Individual response (298) Organisational response (169)
The great majority of organisations use the National Grids set up by the Ordnance Surveys of Britain and Ireland, maintaining the letters relating to 100km grid squares. Although some convert these grid square references to numbers, this is always in addition to the more traditional style. Other referencing systems are used (postal address etc.), and these are almost without fail implemented alongside the OS grids. Very few use latitude/longitude, although it is applied in marine archaeology.
Information was also sought from both organisations and individuals about the use of archaeological thesauri. Although Table 8.2 implies that the use of standards is not widespread, Figure 8.5 shows general support for the use of archaeological thesauri.
There is support for the use of standard thesauri, particularly among archaeologists based in national bodies, museums, local government departments, library/archives and, at an organisational level, field archaeologists and consultants. The lower levels of support for thesauri amongst those based in HEIs may be explained if their research interests lie beyond Britain. The returns from individual field archaeologists and consultants, however, cannot easily be explained. Society members may not have the time or interest in using standards for any archaeological work.
Although there is common support for the use of standards in archaeology, the extent to which these are being implemented is unclear. Without standardised terminology such as some indication of the time period, subject, scope of projects and any spatial location, it can be difficult to enter basic details of projects into indices (be they abstracts, SMRs etc.). Without detailed catalogues, locating information resources is very time-consuming and rarely effective. Attempts to link indices held by different organisations, or those created at different times within the same organisation, rely on common terminology.
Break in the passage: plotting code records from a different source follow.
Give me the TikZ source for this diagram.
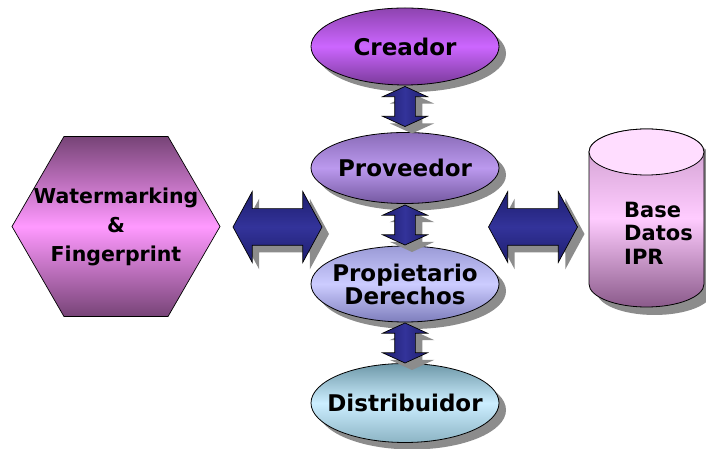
\documentclass[tikz,border=0pt]{standalone}
\usepackage{fontspec}
\setmainfont{DejaVu Sans}
\usetikzlibrary{shapes.geometric,shapes.arrows,shadows}

% fill colours
\definecolor{creTop}{HTML}{8E44B0}
\definecolor{creMid}{HTML}{CC66FF}
\definecolor{creBot}{HTML}{7A3A9A}
\definecolor{provTop}{HTML}{8A6CB8}
\definecolor{provMid}{HTML}{BB99EE}
\definecolor{provBot}{HTML}{7458A0}
\definecolor{propTop}{HTML}{9A9AD6}
\definecolor{propMid}{HTML}{CCCCFF}
\definecolor{propBot}{HTML}{7E7EBC}
\definecolor{distTop}{HTML}{6E98A8}
\definecolor{distMid}{HTML}{CCEEFF}
\definecolor{distBot}{HTML}{8CB4C4}
\definecolor{hexEdge}{HTML}{774477}
\definecolor{hexMid}{HTML}{FF99FF}
\definecolor{cylTop}{HTML}{C898C8}
\definecolor{cylMid}{HTML}{FFCCFF}
\definecolor{cylBot}{HTML}{8A5A8A}
\definecolor{cylCap}{HTML}{FFDDFF}
\definecolor{arrEdge}{HTML}{1E1E6E}
\definecolor{arrMid}{HTML}{33339A}
\definecolor{shadowGray}{HTML}{8C8C8C}

\begin{document}
\begin{tikzpicture}[x=1pt,y=1pt,
  dshadow/.style={drop shadow={shadow xshift=7pt,shadow yshift=-7pt,fill=shadowGray,opacity=1}},
  role/.style={ellipse,draw=black,line width=0.8pt,minimum width=188pt,
    inner xsep=-20pt,inner ysep=-8pt,align=center,dshadow,
    font=\fontsize{23}{25}\selectfont\bfseries},
  vlink/.style={double arrow,draw=black,line width=0.7pt,inner xsep=10pt,inner ysep=0pt,
    minimum height=40pt,minimum width=0pt,double arrow head extend=12pt,
    double arrow tip angle=131,shape border rotate=90,
    left color=arrEdge,right color=arrEdge,middle color=arrMid,dshadow},
  hlink/.style={double arrow,draw=black,line width=0.7pt,inner xsep=0pt,inner ysep=18pt,
    minimum height=89pt,minimum width=0pt,double arrow head extend=17pt,
    double arrow tip angle=123,
    top color=arrEdge,bottom color=arrEdge,middle color=arrMid,dshadow},
  boxtext/.style={font=\fontsize{20.5}{29}\selectfont\bfseries}
]
\useasboundingbox (0,0) rectangle (706,449);

% chain of roles
\node[role,minimum height=77pt,top color=creTop,bottom color=creBot,middle color=creMid]
  (creador) at (405,402.5) {Creador};
\node[role,minimum height=71pt,top color=provTop,bottom color=provBot,middle color=provMid]
  (proveedor) at (405,281) {Proveedor};
\node[role,minimum height=76pt,top color=propTop,bottom color=propBot,middle color=propMid]
  (propietario) at (405,165) {Propietario\\[-2pt]Derechos};
\node[role,minimum height=79pt,top color=distTop,bottom color=distBot,middle color=distMid]
  (distribuidor) at (405,46) {Distribuidor};

% links between roles
\node[vlink] (l1) at (405,342.5) {};
\node[vlink] (l2) at (405,224) {};
\node[vlink] (l3) at (405,106) {};

% marking system
\node[regular polygon,regular polygon sides=6,minimum size=208pt,inner sep=-25pt,
  draw=black,line width=0.7pt,top color=hexEdge,bottom color=hexEdge,middle color=hexMid,
  align=center,boxtext]
  (marca) at (116,222.5) {Watermarking\\\&\\Fingerprint};

% rights database (cylinder)
\def\cylbody{(589,297) -- (589,165) arc[start angle=180,end angle=360,x radius=57.5pt,y radius=23pt]
  -- (704,297) arc[start angle=0,end angle=180,x radius=57.5pt,y radius=23pt] -- cycle}
\fill[shadowGray,shift={(8,-8)}] \cylbody;
\draw[line width=0.8pt,top color=cylTop,bottom color=cylBot,middle color=cylMid] \cylbody;
\draw[line width=0.8pt,fill=cylCap] (646.5,297) ellipse[x radius=57.5pt,y radius=23pt];
\node[anchor=west,align=left,font=\fontsize{21}{23.5}\selectfont\bfseries,inner sep=0pt]
  (ipr) at (624,216) {Base\\Datos\\IPR};

% side links
\node[hlink] (hl) at (277.5,222) {};
\node[hlink] (hr) at (533,222) {};
\end{tikzpicture}
\end{document}
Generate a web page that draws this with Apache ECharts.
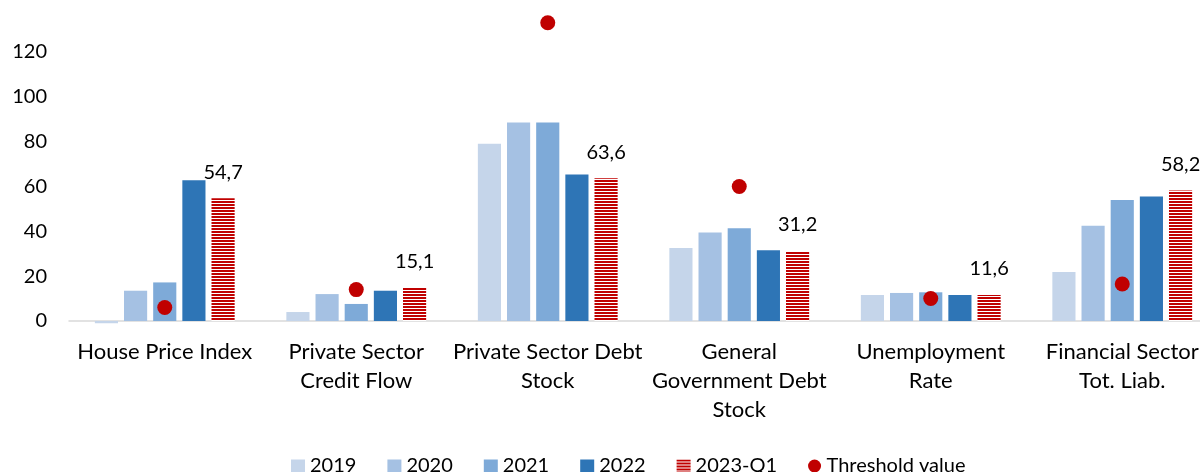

Standards are a starting point and assist in the communication of ideas, and while research can only proceed by pushing at boundaries, there is still the need for a common language within archaeology, as indicated by a couple of comments from our questionnaire:
There are no guidelines issued in the Republic of Ireland on creating a digital archive, standardising of data etc. I, for one, would welcome such guidelines.
My recent experiences of using archive material have suggested that they are only useful if standardised, and if cleaned. In our field (faunal remains) this has rarely been done.
The survey population has representation from all areas of archaeology, and this is reflected in the diversity and range of information being created. The following points arise from this section:
The use of computers varies, but digital datasets form an element of all categories of data (as listed in the questionnaire) There is a growing body of important information being created solely in digital format. Those categories of information with the smallest confirmed digital component (around 50%) are photographs, plans, context descriptions, illustrations, teaching datasets and exhibition catalogues. Those with more than 75% available in digital format are geospatially referenced site lists, specialists' catalogues, geophysical survey data, GIS, reports, basic monument indices (on average) and detailed monument records (on average). While the majority of project work is being created by professional archaeologists, some independent archaeologists also create digital datasets Digital datasets are created in a wide range of programs. Although Microsoft products dominate, our survey identified 162 other programs in use. It is unclear whether common, agreed standards are being implemented, despite obvious support for this.